Stephen Hawking was undoubtedly one of the greatest scientists in history. Steven Brown, an employee of BBVA Engineering Spain, was lucky to attend the renowned physicist’s classes at the University of Cambridge, where he learned about much more than physics.
It was 1981, and Stephen Hawking was already an esteemed scientist and the Lucasian Chair of Mathematics at the University of Cambridge. His disease, the amyotrophic lateral sclerosis that would paralyze him slowly for decades, had already had an impact on him, but "he still had his voice," recalls Steven Brown. "I was lucky to attend his classes, and I was one of the last people to hear him before he started using a synthesizer," says Steven.
Brown’s study of Mathematics was guided by his passion for the origins of the universe, which he picked up as a child. Hawking had a huge influence on him during those four years and is still one of his main sources of inspiration today. "Hawking taught us to look at the universe in a completely different way. And he did it from a small room, prostrate in a wheelchair.”
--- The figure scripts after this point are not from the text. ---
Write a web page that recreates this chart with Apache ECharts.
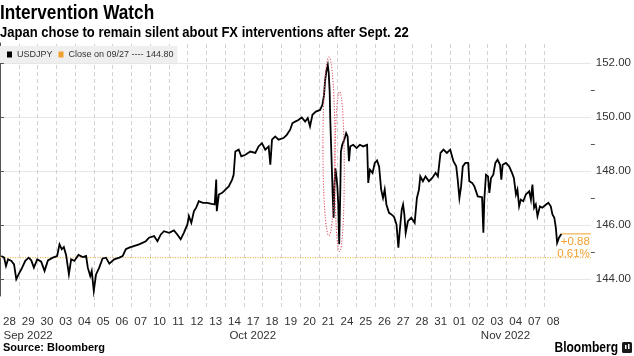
<!DOCTYPE html>
<html><head><meta charset="utf-8">
<script src="https://cdn.jsdelivr.net/npm/echarts@6.0.0/dist/echarts.min.js"></script>
<style>html,body{margin:0;padding:0;background:#fff}#c{width:634px;height:356px}</style>
</head><body><div id="c"></div>
<script>
// ---- data ----
const dayLabels = ['28','29','30','03','04','05','06','07','10','11','12','13','14','17','18','19','20','21','24','25','26','27','28','31','01','02','03','04','07','08'];
const monthLabels = ['Sep 2022','Sep 2022','Sep 2022',
 'Oct 2022','Oct 2022','Oct 2022','Oct 2022','Oct 2022','Oct 2022','Oct 2022','Oct 2022','Oct 2022','Oct 2022','Oct 2022','Oct 2022','Oct 2022','Oct 2022','Oct 2022','Oct 2022','Oct 2022','Oct 2022','Oct 2022','Oct 2022','Oct 2022',
 'Nov 2022','Nov 2022','Nov 2022','Nov 2022','Nov 2022','Nov 2022'];
// time in trading-day units (day i spans [i, i+1])
const times = [0.07,0.22,0.32,0.43,0.61,0.75,0.87,0.99,1.14,1.35,1.53,1.67,1.81,1.99,2.20,2.38,2.56,2.82,3.05,3.18,3.30,3.41,3.53,3.68,3.80,3.97,4.19,4.42,4.60,4.69,4.82,4.90,5.01,5.13,5.30,5.48,5.66,5.84,6.10,6.37,6.55,6.72,6.90,
 7.43,7.79,7.96,8.23,8.41,8.59,8.76,9.03,9.29,9.47,9.65,9.82,10.01,10.09,10.22,10.36,10.48,10.62,10.71,10.84,11.07,11.30,11.47,11.55,11.58,11.69,11.87,12.04,12.22,12.40,12.48,12.57,12.75,12.89,13.11,13.37,13.64,13.81,
 13.99,14.17,14.35,14.44,14.53,14.70,14.88,15.14,15.32,15.50,15.62,15.77,15.94,16.12,16.30,16.44,16.56,16.69,16.87,17.10,17.22,17.31,17.36,17.43,17.51,17.56,17.61,17.64,17.68,17.72,17.77,17.82,17.86,17.91,17.96,18.02,18.07,18.12,18.18,18.21,18.28,18.39,18.49,18.57,18.64,18.71,18.87,19.05,19.22,19.40,
 19.49,19.61,19.67,19.76,19.90,20.02,20.14,20.25,20.36,20.46,20.55,20.64,20.78,20.91,21.05,21.18,21.28,21.35,21.46,21.53,21.60,21.67,21.79,21.97,22.15,22.27,22.38,22.45,22.59,22.73,22.91,23.09,23.27,23.39,23.53,23.69,23.87,24.05,24.15,24.22,24.37,24.45,24.54,24.63,24.72,24.86,25.01,25.07,25.22,25.34,25.52,
 25.61,25.75,25.82,25.87,25.96,26.07,26.14,26.23,26.35,26.46,26.58,26.71,26.78,26.85,27.03,27.20,27.35,27.45,27.56,27.64,27.73,27.82,27.95,28.09,28.27,28.36,28.44,28.53,28.62,28.71,28.84,28.97,29.12,29.29,29.42,29.51,29.61,29.69,29.76,29.86,29.93,29.99];
const prices = [144.86,144.80,144.49,144.74,144.68,144.55,144.00,144.18,144.37,144.68,144.80,144.70,144.43,144.74,144.65,144.31,144.70,144.80,144.86,145.29,145.11,145.19,144.90,144.18,144.74,144.68,144.90,144.82,144.86,144.43,144.12,144.31,143.57,144.18,144.43,144.77,144.80,144.58,144.74,144.80,144.86,145.11,145.17,
 145.29,145.41,145.54,145.60,145.41,145.66,145.78,145.72,145.81,145.66,145.48,145.72,146.03,146.34,146.09,146.52,146.65,146.89,146.95,146.83,146.83,146.79,146.77,147.69,146.52,147.14,147.20,147.32,147.44,147.69,147.87,148.73,148.80,148.55,148.61,148.73,148.68,148.92,
 149.04,148.80,148.92,148.24,149.17,149.29,149.17,149.23,149.35,149.54,149.78,149.84,149.90,149.99,149.84,149.97,149.66,150.09,150.21,150.27,150.46,150.83,151.32,151.69,151.93,151.63,150.95,149.97,149.10,148.24,147.14,146.28,147.38,148.12,147.87,147.44,146.77,145.30,147.38,148.73,148.98,149.17,149.41,149.29,148.37,148.92,148.98,148.86,148.98,148.92,
 148.92,148.98,147.57,148.06,147.94,148.31,148.40,148.18,147.32,147.01,147.32,146.77,146.46,146.40,146.31,146.03,145.17,145.78,146.58,146.77,146.40,145.72,146.15,146.28,146.09,147.01,147.32,147.81,147.63,147.81,147.63,147.75,147.94,147.81,148.68,148.80,148.68,148.80,148.73,148.37,148.18,147.69,147.01,147.44,148.18,148.31,148.31,147.63,147.57,147.44,147.07,
 147.14,147.04,145.72,146.95,147.87,147.81,147.20,147.75,147.87,148.31,148.43,148.24,147.69,148.24,148.31,148.18,147.94,147.75,147.14,147.32,146.70,146.95,146.89,147.14,147.26,146.95,147.51,146.65,146.77,146.34,146.70,146.65,146.74,146.83,146.70,146.40,146.28,145.91,145.35,145.54,145.62,145.68];
const seriesName = 'USDJPY';
const closeDate = '09/27';
const closeValue = 144.80;
const yMajorTicks = [144,146,148,150,152];
const yMinorTicks = [145,147,149,151];
// annotation ellipses (data coords: centre time, centre price, half-width in days, half-height in price)
const highlightEllipses = [[17.57,148.92,0.32,3.31],[18.14,147.99,0.25,2.96]];

// ---- chart ----
const ORANGE = '#f0a030';
const SANS = '"Liberation Sans",Arial,sans-serif';
const xMax = 31.56, yMin = 143.38, yMax = 152.75;
const lastT = times[times.length-1], lastV = prices[prices.length-1];
const diff = lastV - closeValue, pct = diff / closeValue * 100;
const closeName = 'Close on ' + closeDate + ' ---- ' + closeValue.toFixed(2);

const chart = echarts.init(document.getElementById('c'));
chart.setOption({
  animation: false,
  grid: [{left:-1.4, right:42, top:43, bottom:60}, {left:-1.4, width:564, top:44, bottom:46}],
  xAxis: [
    {gridIndex:0, type:'value', min:0, max:xMax, show:false},
    {gridIndex:1, type:'category', data:dayLabels, boundaryGap:true,
     axisLine:{show:false}, axisTick:{show:false},
     axisLabel:{interval:0, fontSize:11.5, color:'#333', margin:6, fontFamily:SANS},
     splitLine:{show:true, interval:0, showMinLine:false, showMaxLine:false, lineStyle:{color:'#d2d2d2', type:[4,3], width:1}}}
  ],
  yAxis: [
    {gridIndex:0, type:'value', position:'right', min:yMin, max:yMax,
     axisLine:{show:true, lineStyle:{color:'#555'}},
     axisTick:{show:true, customValues:yMajorTicks, length:4, lineStyle:{color:'#555'}},
     axisLabel:{customValues:yMajorTicks, formatter:v=>Number(v).toFixed(2), fontSize:11.5, color:'#333', margin:5, fontFamily:SANS},
     splitLine:{show:true, lineStyle:{color:'#e6e6e6'}}},
    {gridIndex:0, type:'value', position:'right', min:yMin, max:yMax,
     axisLine:{show:false},
     axisTick:{show:true, customValues:yMinorTicks, length:4, lineStyle:{color:'#555'}},
     axisLabel:{show:false}, splitLine:{show:false}},
    {gridIndex:1, type:'value', show:false, min:0, max:1}
  ],
  legend: {left:0, top:46, padding:[4,4,4,7], backgroundColor:'#efefef', itemGap:6, itemWidth:5, itemHeight:6, icon:'rect',
    selectedMode:false, textStyle:{fontSize:9, color:'#333', fontFamily:SANS}, data:[seriesName, closeName]},
  series: [
    {name:closeName, type:'line', xAxisIndex:0, yAxisIndex:0, symbol:'none', silent:true,
     data:[[0,closeValue],[xMax,closeValue]], itemStyle:{color:ORANGE}, lineStyle:{color:ORANGE, width:1, type:[1,1.5]}, z:2},
    {name:'last', type:'line', xAxisIndex:0, yAxisIndex:0, symbol:'none', silent:true,
     data:[[lastT,lastV],[xMax,lastV]], lineStyle:{color:ORANGE, width:1}, z:2},
    {name:seriesName, type:'line', xAxisIndex:0, yAxisIndex:0, symbol:'none', showSymbol:false,
     data:times.map((t,i)=>[t,prices[i]]), itemStyle:{color:'#000'}, lineStyle:{color:'#000', width:1.8, join:'miter'}, z:3},
    {name:'ellipses', type:'custom', xAxisIndex:0, yAxisIndex:0, silent:true, z:4, data:highlightEllipses,
     renderItem:(params, api)=>{
       const c = api.coord([api.value(0), api.value(1)]);
       const s = api.size([api.value(2), api.value(3)]);
       return {type:'ellipse', shape:{cx:c[0], cy:c[1], rx:s[0], ry:s[1]},
         style:{fill:null, stroke:'#e0566b', lineWidth:1.1, lineDash:[1.2,1.6]}};
     }}
  ]
});

// text annotations anchored through the axes
const lastPx = chart.convertToPixel({xAxisIndex:0, yAxisIndex:0}, [xMax, lastV]);
const monthText = [];
const seen = {};
monthLabels.forEach((m,i)=>{ if(!seen[m]) seen[m]={a:i,b:i}; else seen[m].b=i; });
Object.keys(seen).forEach(m=>{
  const mid = (seen[m].a + seen[m].b)/2 + 0.5;
  const px = chart.convertToPixel({xAxisIndex:0}, mid);
  monthText.push({type:'text', silent:true, style:{text:m, x:px, y:336, textAlign:'center', textVerticalAlign:'middle', font:'11.5px '+SANS, fill:'#333'}});
});
chart.setOption({graphic: [
  {type:'text', silent:true, x:0, y:13, scaleX:0.86, style:{text:'Intervention Watch', x:0, y:0, textVerticalAlign:'middle', font:'bold 20px '+SANS, fill:'#000'}},
  {type:'text', silent:true, x:0, y:33, scaleX:0.93, style:{text:'Japan chose to remain silent about FX interventions after Sept. 22', x:0, y:0, textVerticalAlign:'middle', font:'bold 14px '+SANS, fill:'#000'}},
  {type:'text', silent:true, style:{text:(diff>=0?'+':'')+diff.toFixed(2)+'\n'+pct.toFixed(2)+'%', x:lastPx[0]-1, y:lastPx[1]+1.5, textAlign:'right', textVerticalAlign:'top', lineHeight:12.5, font:'11.5px '+SANS, fill:ORANGE}},
  {type:'text', silent:true, style:{text:'Source: Bloomberg', x:3, y:348, textVerticalAlign:'middle', font:'bold 11px '+SANS, fill:'#000'}},
  {type:'text', silent:true, x:618, y:348, scaleX:0.86, style:{text:'Bloomberg', x:0, y:0, textAlign:'right', textVerticalAlign:'middle', font:'bold 14px '+SANS, fill:'#000'}},
  {type:'rect', silent:true, shape:{x:622, y:342, width:10, height:11, r:1.5}, style:{fill:'#1a1a1a'}},
  {type:'rect', silent:true, shape:{x:625, y:345, width:1.5, height:4}, style:{fill:'#fff'}},
  {type:'rect', silent:true, shape:{x:628, y:344, width:1.5, height:5}, style:{fill:'#fff'}}
].concat(monthText)});
</script></body></html>
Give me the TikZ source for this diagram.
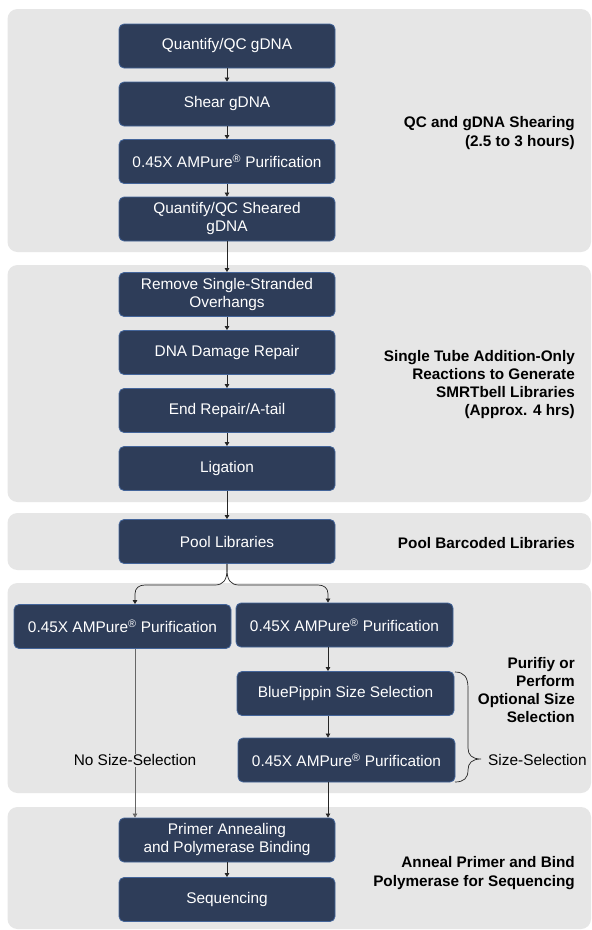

"Hawking taught us to look at the universe in a different way”
But Brown’s admiration does not end there. "Hawking was an amazing educator who managed to turn a science book into a bestseller." That ability to explain the most complex concepts with a language that anyone can understand is one of the great achievements of a brilliant mind, Brown says.
A unique scientist
While Steven Brown studied at Cambridge, Hawking wrote: “Ideas about cosmology have changed greatly in the last 60 years. At the beginning of this century it was accepted without question that the universe was essentially uniform and static. […] Most people preferred to believe that the universe had existed for ever because this avoided awkward questions about the initial data and about what happened before the beginning.” He was referring to the Big Bang theory, which was gaining acceptance at the time, and his work responded to many of the doubts and questions people had about this concept.
"Represents the values of overachievement and commitment... And he is an example of thinking big"
It was this contribution to science that made the panel of the 8th BBVA Foundation Frontiers of Knowledge Awards two years ago decide to give Hawking the Basic Sciences award, along with Viatcheslav Mukhanov from the University of Ludwig-Maximilians.
"Professor Hawking represents the values of hard work, overachievement, creativity, and above all, commitment to the advancement of knowledge. His research on the universe and the formation of galaxies have underpinned the study of cosmology," said BBVA Foundation president Francisco González at the award ceremony.
A very special honor
Hawking was "particularly proud of this award," explains Steven, because "it was the first time that his research in the field of galaxy formation was recognized," as the physicist himself said in his acceptance speech.
“There are big questions that need an answer, and there is also a new generation of interested and committed people and with a new vision of science. How will we feed a growing population, how will we provide water and generate renewable energy, how will we slow down climate change? I hope that science and technology give us the answer. But it will take people, human beings with the knowledge and vision necessary to apply the solutions," Hawking said.
Steven Brown says the most important thing Hawking has taught us, apart from his ability to overcome all kinds of difficulties, is his definition of intelligence—“the ability to adapt to change.” Brown believes that a background in mathematics is not very common in a bank. "But the good thing about BBVA is that even though we are very different people, we all work as one team, and that makes us bigger than the sum of each person," Brown said. We are constantly evolving: "The bank has changed a lot in these sixteen years. Now we are much more technological, and I think that working here is a great opportunity for a mathematician in this digital age."
Steven Brown remembers each of his encounters with Hawking, but what has stuck with him the most is Hawking’s constant struggle to overcome the limits of his illness, the universe, and established knowledge and science. Steven Hawking definitely thought big.